Oakland University lecturer selected for prestigious Guggenheim Fellowship

Oakland University lecturer selected for prestigious Guggenheim Fellowship
Dunya Mikhail has been selected by the Guggenheim Foundation as a 2018 Fellow in the category of Poetry. Photo by Robert Akwari

Dunya Mikhail, an Oakland University special lecturer of Arabic in the Department of Modern Languages and Literatures, has earned a place on the 2018 John Simon Guggenheim Memorial Foundation Fellowship list in the Poetry category. She is just one of nine winners in this category from across the country.

This year, the Guggenheim Foundation selected a total of 173 winners from a diverse applicant pool of more than 3,000 scholars, artists, and scientists. The great variety of backgrounds, fields of study, and accomplishments of Guggenheim Fellows is one of the unique characteristics of the program. Forty-nine scholarly disciplines and artistic fields, 69 different academic institutions, 31 states, and three Canadian provinces are represented in this year’s class, who range in age from 29 to 80.
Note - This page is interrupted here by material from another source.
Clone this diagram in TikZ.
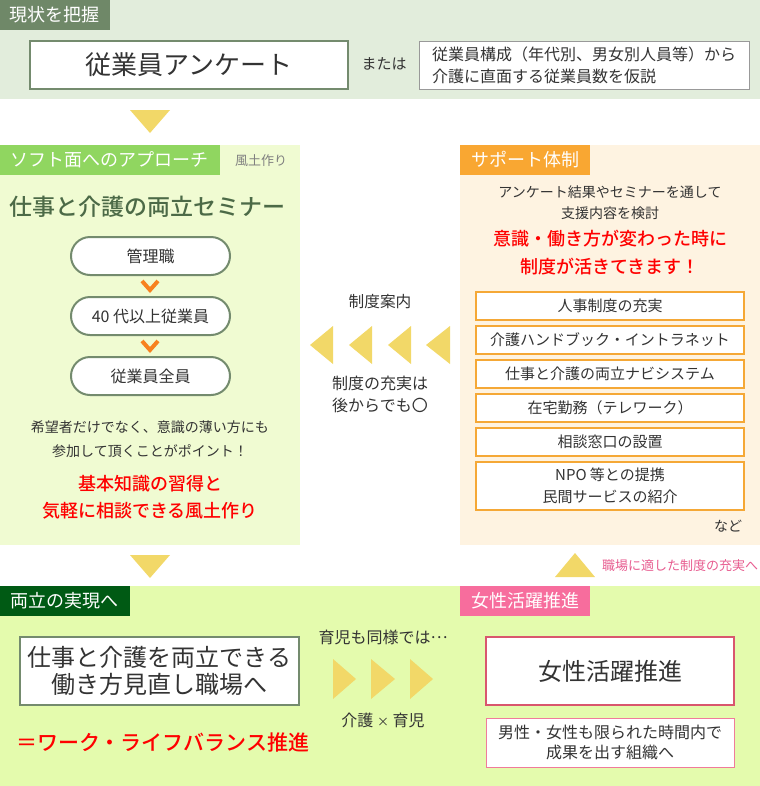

“When the news was announced, I woke up to a warm phone call from our university president, a celebratory email from our provost and another email of support and congratulations from my department chair,” Mikhail said. “I am honored that the Guggenheim Foundation selected me as a Fellow and I can’t be more grateful for being part of such a wonderful family at Oakland University.”

"This is a milestone accomplishment and a most impressive career achievement," added Senior Vice President for Academic Affairs and Provost James P. Lentini, DMA. “A Guggenheim Fellowship is a major award and speaks to the world-class quality of Dunya’s work. It brings high honor to both her and the university.”

Mikhail was born in Baghdad, Iraq. She’s renowned for her subversive, innovative, and satirical poetry. After graduation from the University of Baghdad, she worked as a journalist and translator for the Baghdad Observer. Facing censorship and interrogation, she left Iraq, traveling first to Jordan and then to America where she now resides in suburban Detroit.

Her first book in English The War Works Hard (translated by Elizabeth Winslow) was named one of “25 Books to Remember from 2005” by the New York Public Library. Diary of A Wave Outside the Sea won the Arab American Book Award. Her newest book The Beekeeper: Rescuing the Stolen Women of Iraq (co-translated with Max Weiss) was released last month and has been selected by Publishers Weekly as one of the top 10 in non-fiction for spring 2018. She also wrote The Iraqi Nights and edited 15 Iraqi Poets.

Mikhail’s other professional honors include the Knights Foundation grant, the Kresge Fellowship, and the United Nations Human Rights Award for Freedom of Writing. She is also the co-founder of Michigan-community-based Mesopotamian Forum for Art and Culture. 

Edward Hirsch, president of the Guggenheim Foundation, said in a press release, “These artists and writers, scholars and scientists, represent the best of the best. Each year since 1925, the Guggenheim Foundation has bet on the individual, and we’re thrilled to continue to do so with this wonderfully talented and diverse group. It’s an honor to be able to support these individuals to do the work they were meant to do.” 

The fellowship program was established by former United States Senator and Mrs. Simon Guggenheim, in memory of John Simon Guggenheim, the elder of their two sons, who died in 1922. The Foundation has sought from its inception to “add to the educational, literary, artistic, and scientific power of this country, and also to provide for the cause of better international understanding.” Since its establishment, the Guggenheim Foundation has granted more than $360 million in fellowships to more than 18,000 individuals.